* _GOAL_:
Reproduce the material word for word; the images stay out.

* _COLLECTED DATA_:

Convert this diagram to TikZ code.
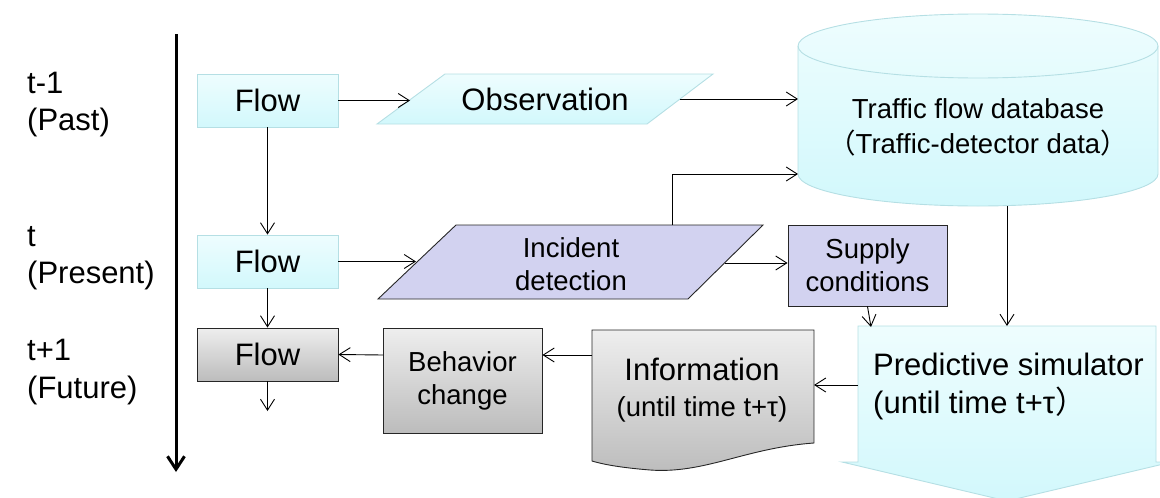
\documentclass[tikz,border=0pt]{standalone}
\usepackage{fontspec}
\setmainfont{Liberation Sans}
\newfontfamily\cjk{Noto Sans CJK JP}
\usetikzlibrary{arrows.meta}
\definecolor{cyT}{HTML}{EEFDFE}
\definecolor{cyM}{HTML}{D2F8FC}
\definecolor{cyB}{HTML}{B5DFE4}
\definecolor{pu}{HTML}{D2D2F0}
\definecolor{grT}{HTML}{EEEEEE}
\definecolor{grM}{HTML}{BCBCBC}
\definecolor{dk}{HTML}{262626}
\begin{document}
\begin{tikzpicture}[x=1pt,y=-1pt,
  bigf/.style={font=\fontsize{31}{37}\selectfont},
  smallf/.style={font=\fontsize{27.5}{33}\selectfont},
  cyshape/.style={draw=cyB, top color=cyT, bottom color=cyM, line width=0.9pt},
  pushape/.style={draw=dk, fill=pu, line width=0.9pt},
  grshape/.style={draw=dk, top color=grT, bottom color=grM, line width=0.9pt},
  lbl/.style={bigf, anchor=base west, inner sep=0pt},
  conn/.style={line width=0.9pt, -{Straight Barb[length=11pt,width=14pt]}},
  timeax/.style={line width=3pt, -{Straight Barb[length=13pt,width=17pt]}}
]
\useasboundingbox (0,0) rectangle (1160,498);
\clip (0,0) rectangle (1160,498);

% time labels
\node[lbl] (t1a) at (27,93) {t-1};
\node[lbl] (t1b) at (27,130) {(Past)};
\node[lbl] (t0a) at (27,246) {t};
\node[lbl] (t0b) at (27,283) {(Present)};
\node[lbl] (t2a) at (27,360) {t+1};
\node[lbl] (t2b) at (27,398) {(Future)};

% flow boxes
\node[cyshape, bigf, minimum width=141pt, minimum height=53pt, inner sep=0pt] (f1) at (267.5,100.5) {Flow};
\node[cyshape, bigf, minimum width=141pt, minimum height=53pt, inner sep=0pt] (f2) at (267.5,261.5) {Flow};
\node[grshape, bigf, minimum width=141pt, minimum height=53pt, inner sep=0pt] (f3) at (267.5,354.5) {Flow};

% observation
\path[cyshape] (445,74) -- (713,74) -- (647,124) -- (377,124) -- cycle;
\node[bigf] (obs) at (545,99) {Observation};
\coordinate (obsL) at (410,100.5);
\coordinate (obsR) at (680,99);

% database cylinder
\path[cyshape] (798,174) arc[start angle=180, end angle=360, x radius=180pt, y radius=32pt]
  -- (1158,46) arc[start angle=0, end angle=180, x radius=180pt, y radius=32pt] -- cycle;
\draw[cyB, line width=0.9pt] (798,46) arc[start angle=180, end angle=360, x radius=180pt, y radius=32pt];
\node[align=center, font=\fontsize{27.5}{35}\selectfont] (db) at (978,127.5)
  {Traffic flow database\\{\cjk （}Traffic-detector data{\cjk ）}};
\coordinate (dbL1) at (798,99);
\coordinate (dbL2) at (798,174);
\coordinate (dbB) at (1007,206);

% incident detection
\path[pushape] (456,225) -- (763,225) -- (688,299) -- (378,299) -- cycle;
\node[smallf, align=center] (inc) at (571,264) {Incident\\detection};
\coordinate (incL) at (416,261.5);
\coordinate (incT) at (672,225);
\coordinate (incR) at (725,263);

% supply conditions
\node[pushape, smallf, align=center, minimum width=159pt, minimum height=81pt, inner sep=0pt] (sup) at (867.5,265.5) {Supply\\conditions};

% predictive simulator
\path[cyshape] (858,326) -- (1156,326) -- (1156,462) -- (1172,462) -- (1007,501) -- (842,462) -- (858,462) -- cycle;
\node[align=left, anchor=west, inner sep=0pt, font=\fontsize{31}{38}\selectfont] (pred) at (873,386)
  {Predictive simulator\\(until time t+τ{\cjk ）}};
\coordinate (predT1) at (871,327);
\coordinate (predT2) at (1007,326);
\coordinate (predL) at (858,385);

% information document
\path[grshape] (592,330) -- (814,330) -- (814,443)
  .. controls (745,448) and (705,474) .. (650,470)
  .. controls (625,468) and (605,465) .. (592,461) -- cycle;
\node[align=center, font=\fontsize{27.5}{36}\selectfont] (info) at (702,390)
  {{\fontsize{31}{36}\selectfont Information}\\(until time t+τ)};
\coordinate (infoR) at (814,385);
\coordinate (infoL) at (592,355);

% behavior change
\node[grshape, smallf, align=center, minimum width=159pt, minimum height=105pt, inner sep=0pt] (beh) at (462.5,380.5) {Behavior\\change};
\coordinate (behL) at (383,355);

% free ends
\coordinate (f3end) at (267.5,411);
\coordinate (ta) at (176,34);
\coordinate (tb) at (176,472);

% connectors
\draw[conn] (f1.east) -- (obsL);
\draw[conn] (obsR) -- (dbL1);
\draw[conn] (f1) -- (f2);
\draw[conn] (f2.east) -- (incL);
\draw[conn] (incT) |- (dbL2);
\draw[conn] (incR) -- (incR -| sup.west);
\draw[conn] (sup.south) -- (predT1);
\draw[conn] (dbB) -- (predT2);
\draw[conn] (predL) -- (infoR);
\draw[conn] (infoL) -- (infoL -| beh.east);
\draw[conn] (behL) -- (f3.east);
\draw[conn] (f2) -- (f3);
\draw[conn] (f3.south) -- (f3end);
\draw[timeax] (ta) -- (tb);
\end{tikzpicture}
\end{document}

* _ANSWER TO THE TASK_:
Convert this diagram to TikZ code.
\documentclass[tikz,border=0pt]{standalone}
\usepackage{fontspec}
\setmainfont{Liberation Sans}
\newfontfamily\cjk{Noto Sans CJK JP}
\usetikzlibrary{arrows.meta}
\definecolor{cyT}{HTML}{EEFDFE}
\definecolor{cyM}{HTML}{D2F8FC}
\definecolor{cyB}{HTML}{B5DFE4}
\definecolor{pu}{HTML}{D2D2F0}
\definecolor{grT}{HTML}{EEEEEE}
\definecolor{grM}{HTML}{BCBCBC}
\definecolor{dk}{HTML}{262626}
\begin{document}
\begin{tikzpicture}[x=1pt,y=-1pt,
  bigf/.style={font=\fontsize{31}{37}\selectfont},
  smallf/.style={font=\fontsize{27.5}{33}\selectfont},
  cyshape/.style={draw=cyB, top color=cyT, bottom color=cyM, line width=0.9pt},
  pushape/.style={draw=dk, fill=pu, line width=0.9pt},
  grshape/.style={draw=dk, top color=grT, bottom color=grM, line width=0.9pt},
  lbl/.style={bigf, anchor=base west, inner sep=0pt},
  conn/.style={line width=0.9pt, -{Straight Barb[length=11pt,width=14pt]}},
  timeax/.style={line width=3pt, -{Straight Barb[length=13pt,width=17pt]}}
]
\useasboundingbox (0,0) rectangle (1160,498);
\clip (0,0) rectangle (1160,498);

% time labels
\node[lbl] (t1a) at (27,93) {t-1};
\node[lbl] (t1b) at (27,130) {(Past)};
\node[lbl] (t0a) at (27,246) {t};
\node[lbl] (t0b) at (27,283) {(Present)};
\node[lbl] (t2a) at (27,360) {t+1};
\node[lbl] (t2b) at (27,398) {(Future)};

% flow boxes
\node[cyshape, bigf, minimum width=141pt, minimum height=53pt, inner sep=0pt] (f1) at (267.5,100.5) {Flow};
\node[cyshape, bigf, minimum width=141pt, minimum height=53pt, inner sep=0pt] (f2) at (267.5,261.5) {Flow};
\node[grshape, bigf, minimum width=141pt, minimum height=53pt, inner sep=0pt] (f3) at (267.5,354.5) {Flow};

% observation
\path[cyshape] (445,74) -- (713,74) -- (647,124) -- (377,124) -- cycle;
\node[bigf] (obs) at (545,99) {Observation};
\coordinate (obsL) at (410,100.5);
\coordinate (obsR) at (680,99);

% database cylinder
\path[cyshape] (798,174) arc[start angle=180, end angle=360, x radius=180pt, y radius=32pt]
  -- (1158,46) arc[start angle=0, end angle=180, x radius=180pt, y radius=32pt] -- cycle;
\draw[cyB, line width=0.9pt] (798,46) arc[start angle=180, end angle=360, x radius=180pt, y radius=32pt];
\node[align=center, font=\fontsize{27.5}{35}\selectfont] (db) at (978,127.5)
  {Traffic flow database\\{\cjk （}Traffic-detector data{\cjk ）}};
\coordinate (dbL1) at (798,99);
\coordinate (dbL2) at (798,174);
\coordinate (dbB) at (1007,206);

% incident detection
\path[pushape] (456,225) -- (763,225) -- (688,299) -- (378,299) -- cycle;
\node[smallf, align=center] (inc) at (571,264) {Incident\\detection};
\coordinate (incL) at (416,261.5);
\coordinate (incT) at (672,225);
\coordinate (incR) at (725,263);

% supply conditions
\node[pushape, smallf, align=center, minimum width=159pt, minimum height=81pt, inner sep=0pt] (sup) at (867.5,265.5) {Supply\\conditions};

% predictive simulator
\path[cyshape] (858,326) -- (1156,326) -- (1156,462) -- (1172,462) -- (1007,501) -- (842,462) -- (858,462) -- cycle;
\node[align=left, anchor=west, inner sep=0pt, font=\fontsize{31}{38}\selectfont] (pred) at (873,386)
  {Predictive simulator\\(until time t+τ{\cjk ）}};
\coordinate (predT1) at (871,327);
\coordinate (predT2) at (1007,326);
\coordinate (predL) at (858,385);

% information document
\path[grshape] (592,330) -- (814,330) -- (814,443)
  .. controls (745,448) and (705,474) .. (650,470)
  .. controls (625,468) and (605,465) .. (592,461) -- cycle;
\node[align=center, font=\fontsize{27.5}{36}\selectfont] (info) at (702,390)
  {{\fontsize{31}{36}\selectfont Information}\\(until time t+τ)};
\coordinate (infoR) at (814,385);
\coordinate (infoL) at (592,355);

% behavior change
\node[grshape, smallf, align=center, minimum width=159pt, minimum height=105pt, inner sep=0pt] (beh) at (462.5,380.5) {Behavior\\change};
\coordinate (behL) at (383,355);

% free ends
\coordinate (f3end) at (267.5,411);
\coordinate (ta) at (176,34);
\coordinate (tb) at (176,472);

% connectors
\draw[conn] (f1.east) -- (obsL);
\draw[conn] (obsR) -- (dbL1);
\draw[conn] (f1) -- (f2);
\draw[conn] (f2.east) -- (incL);
\draw[conn] (incT) |- (dbL2);
\draw[conn] (incR) -- (incR -| sup.west);
\draw[conn] (sup.south) -- (predT1);
\draw[conn] (dbB) -- (predT2);
\draw[conn] (predL) -- (infoR);
\draw[conn] (infoL) -- (infoL -| beh.east);
\draw[conn] (behL) -- (f3.east);
\draw[conn] (f2) -- (f3);
\draw[conn] (f3.south) -- (f3end);
\draw[timeax] (ta) -- (tb);
\end{tikzpicture}
\end{document}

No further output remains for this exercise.